Even as Ashton gets ready for her own play’s debut, she is still performing eight times a week in “Betrayal,” where Ben Brantley in The New York Times praised her “breakout” turn as a vulnerable, world-weary wife caught in a love triangle between her husband (Tom Hiddleston) and his best friend (Charlie Cox).

Despite the intense schedule, Ashton said she’s finding strength and inspiration in Pinter.

“He’s not concerned with the truth, necessarily, in art, and I love that,” she said. “You’re supposed to stumble across it in the dark every night. Good writing shouldn’t be wrapped in cellophane. It should be open to the elements and full of maggots and it should be left to grow and deepen and fester.
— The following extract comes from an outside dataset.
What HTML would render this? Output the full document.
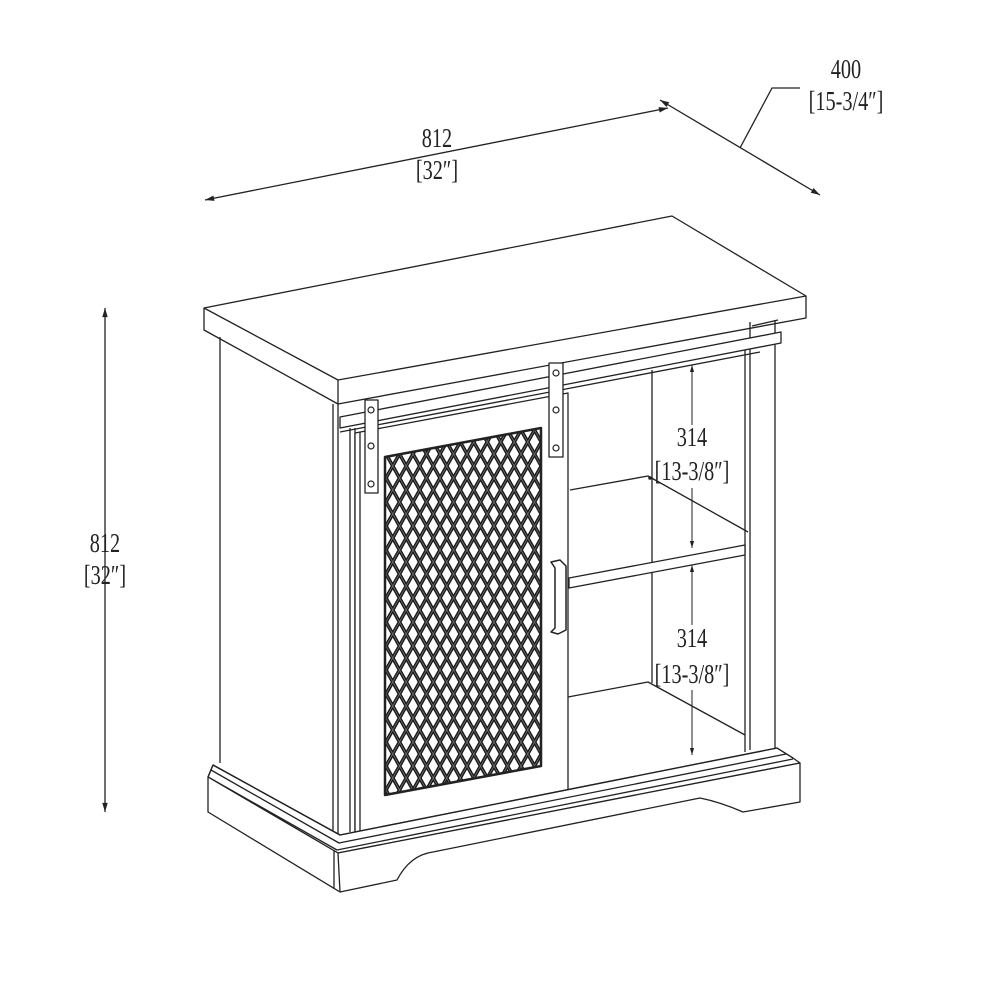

I hang on to that.”

In New York, she has found rare moments of solace wandering Chelsea and the halls of the Guggenheim, spending time with the Basquiats. She sees herself aligned “with the poets or the writers during the jazz era, more improvisational, truly collaborative. I’m in a nostalgic place, and I’m in America trying to figure it out.”

Ashton said she finally knows herself well enough to trust her instincts. No longer does she believe, she said, that there can be real distance between the person and the creative artist.

“It’s closed up since I’ve gotten older,” she explained. “I can’t be in a situation where I feel distanced, othered, underrepresented, cross-questioned, put down, unseen as a person or as an artist and pretend that I will be OK. That’s suppression I have released myself from.”

Finally seeing her play onstage is part of that release. “Eleven years of this group of women in this play not having an audience to commune with has been a phantom limb,” she said. “I can’t wait to see it soar or fail. I just need to see it.”